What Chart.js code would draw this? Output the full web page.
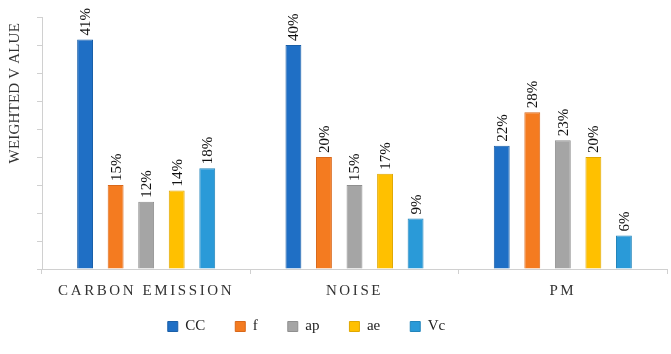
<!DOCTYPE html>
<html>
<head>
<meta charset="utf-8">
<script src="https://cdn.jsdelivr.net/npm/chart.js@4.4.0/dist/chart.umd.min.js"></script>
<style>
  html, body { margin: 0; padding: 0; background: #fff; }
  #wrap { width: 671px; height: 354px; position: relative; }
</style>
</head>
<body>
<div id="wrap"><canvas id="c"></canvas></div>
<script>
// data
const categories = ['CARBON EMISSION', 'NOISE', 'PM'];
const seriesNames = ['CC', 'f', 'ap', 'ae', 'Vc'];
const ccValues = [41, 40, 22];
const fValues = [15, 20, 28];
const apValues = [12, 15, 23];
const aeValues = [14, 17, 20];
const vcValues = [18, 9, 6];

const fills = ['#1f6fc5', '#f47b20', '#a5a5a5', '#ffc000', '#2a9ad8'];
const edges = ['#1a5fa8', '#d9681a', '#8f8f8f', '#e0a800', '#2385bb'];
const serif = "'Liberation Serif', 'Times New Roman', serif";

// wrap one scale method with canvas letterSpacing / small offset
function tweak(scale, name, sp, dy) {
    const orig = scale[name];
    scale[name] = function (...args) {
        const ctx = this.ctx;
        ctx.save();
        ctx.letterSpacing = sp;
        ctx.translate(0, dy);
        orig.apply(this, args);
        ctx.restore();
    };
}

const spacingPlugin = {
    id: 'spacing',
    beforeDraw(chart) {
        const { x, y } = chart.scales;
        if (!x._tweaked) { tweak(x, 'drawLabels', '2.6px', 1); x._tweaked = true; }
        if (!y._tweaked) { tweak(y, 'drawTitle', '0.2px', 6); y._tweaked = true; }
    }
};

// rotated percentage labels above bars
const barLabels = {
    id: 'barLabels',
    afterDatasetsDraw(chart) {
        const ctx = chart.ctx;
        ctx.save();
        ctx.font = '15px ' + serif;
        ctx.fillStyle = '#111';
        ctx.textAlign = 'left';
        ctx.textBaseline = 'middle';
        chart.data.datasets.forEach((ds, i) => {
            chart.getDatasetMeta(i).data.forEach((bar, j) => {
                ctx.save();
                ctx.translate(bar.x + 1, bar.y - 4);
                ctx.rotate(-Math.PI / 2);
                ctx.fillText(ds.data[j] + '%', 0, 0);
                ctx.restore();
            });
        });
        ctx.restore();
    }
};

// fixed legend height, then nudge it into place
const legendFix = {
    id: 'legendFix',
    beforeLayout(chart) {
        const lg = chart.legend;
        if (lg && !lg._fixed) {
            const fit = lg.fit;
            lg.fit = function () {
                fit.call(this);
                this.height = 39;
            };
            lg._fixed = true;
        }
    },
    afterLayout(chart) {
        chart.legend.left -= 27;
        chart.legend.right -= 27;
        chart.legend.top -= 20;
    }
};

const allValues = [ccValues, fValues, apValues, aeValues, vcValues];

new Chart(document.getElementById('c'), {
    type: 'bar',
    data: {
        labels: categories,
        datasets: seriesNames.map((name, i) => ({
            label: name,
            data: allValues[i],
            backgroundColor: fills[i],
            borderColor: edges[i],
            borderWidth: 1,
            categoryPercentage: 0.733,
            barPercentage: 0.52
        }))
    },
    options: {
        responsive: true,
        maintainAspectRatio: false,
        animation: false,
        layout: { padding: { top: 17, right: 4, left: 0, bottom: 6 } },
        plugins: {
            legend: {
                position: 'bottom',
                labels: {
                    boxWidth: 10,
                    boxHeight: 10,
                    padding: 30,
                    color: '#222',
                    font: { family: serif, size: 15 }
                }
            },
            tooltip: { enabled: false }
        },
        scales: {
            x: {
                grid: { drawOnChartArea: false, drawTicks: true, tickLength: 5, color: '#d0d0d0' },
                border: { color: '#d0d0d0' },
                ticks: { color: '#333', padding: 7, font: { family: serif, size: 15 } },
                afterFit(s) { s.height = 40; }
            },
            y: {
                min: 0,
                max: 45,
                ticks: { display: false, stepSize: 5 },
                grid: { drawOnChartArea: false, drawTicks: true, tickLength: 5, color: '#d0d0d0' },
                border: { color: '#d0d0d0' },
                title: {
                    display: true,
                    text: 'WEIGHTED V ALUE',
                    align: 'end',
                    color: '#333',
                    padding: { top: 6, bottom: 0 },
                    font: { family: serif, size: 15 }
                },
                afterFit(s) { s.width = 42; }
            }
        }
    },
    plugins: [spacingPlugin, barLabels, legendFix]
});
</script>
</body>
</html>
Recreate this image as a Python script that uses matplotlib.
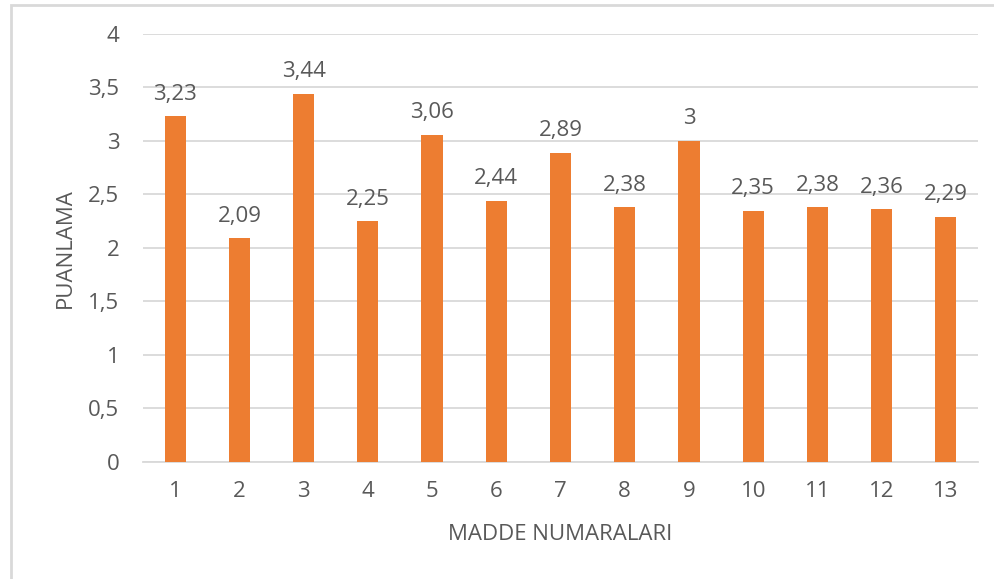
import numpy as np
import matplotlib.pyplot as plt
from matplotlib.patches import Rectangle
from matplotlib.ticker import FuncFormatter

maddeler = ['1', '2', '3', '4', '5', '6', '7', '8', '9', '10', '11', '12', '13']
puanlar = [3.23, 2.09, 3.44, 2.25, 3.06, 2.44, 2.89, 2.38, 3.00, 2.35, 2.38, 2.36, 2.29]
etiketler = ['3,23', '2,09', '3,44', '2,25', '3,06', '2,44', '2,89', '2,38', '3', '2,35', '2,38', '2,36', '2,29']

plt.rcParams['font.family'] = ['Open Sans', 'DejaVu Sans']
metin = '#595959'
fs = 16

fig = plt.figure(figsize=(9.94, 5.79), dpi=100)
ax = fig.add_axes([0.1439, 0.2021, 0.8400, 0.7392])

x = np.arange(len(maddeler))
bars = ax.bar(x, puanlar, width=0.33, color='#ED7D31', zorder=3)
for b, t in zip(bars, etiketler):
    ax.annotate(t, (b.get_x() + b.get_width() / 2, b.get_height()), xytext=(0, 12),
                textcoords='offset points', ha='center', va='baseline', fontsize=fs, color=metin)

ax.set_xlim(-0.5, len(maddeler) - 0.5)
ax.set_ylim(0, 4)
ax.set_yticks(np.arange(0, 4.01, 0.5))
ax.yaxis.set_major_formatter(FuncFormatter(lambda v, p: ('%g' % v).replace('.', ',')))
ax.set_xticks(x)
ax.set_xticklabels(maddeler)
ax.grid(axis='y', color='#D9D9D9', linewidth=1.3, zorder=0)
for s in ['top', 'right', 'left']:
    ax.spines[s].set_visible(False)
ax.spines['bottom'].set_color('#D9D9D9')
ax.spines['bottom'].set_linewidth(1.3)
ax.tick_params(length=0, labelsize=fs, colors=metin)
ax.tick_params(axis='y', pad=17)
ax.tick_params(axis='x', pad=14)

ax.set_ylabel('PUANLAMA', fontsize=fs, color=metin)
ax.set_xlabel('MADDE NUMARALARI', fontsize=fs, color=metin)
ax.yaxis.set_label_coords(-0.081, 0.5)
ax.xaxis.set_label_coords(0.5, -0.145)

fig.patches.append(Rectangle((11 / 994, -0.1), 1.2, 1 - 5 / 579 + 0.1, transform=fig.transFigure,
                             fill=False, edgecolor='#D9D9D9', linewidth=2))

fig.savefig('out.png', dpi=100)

● WHAT THIS TASK INVOLVES
Write out the lines running from the one that contains "Recreate this image" through the one that contains "from matplotlib.ticker import FuncFormatter", ends included, and nothing else. Pictures stay out of the copy.

● ANSWER FOR THIS EXERCISE
Recreate this image as a Python script that uses matplotlib.
import numpy as np
import matplotlib.pyplot as plt
from matplotlib.patches import Rectangle
from matplotlib.ticker import FuncFormatter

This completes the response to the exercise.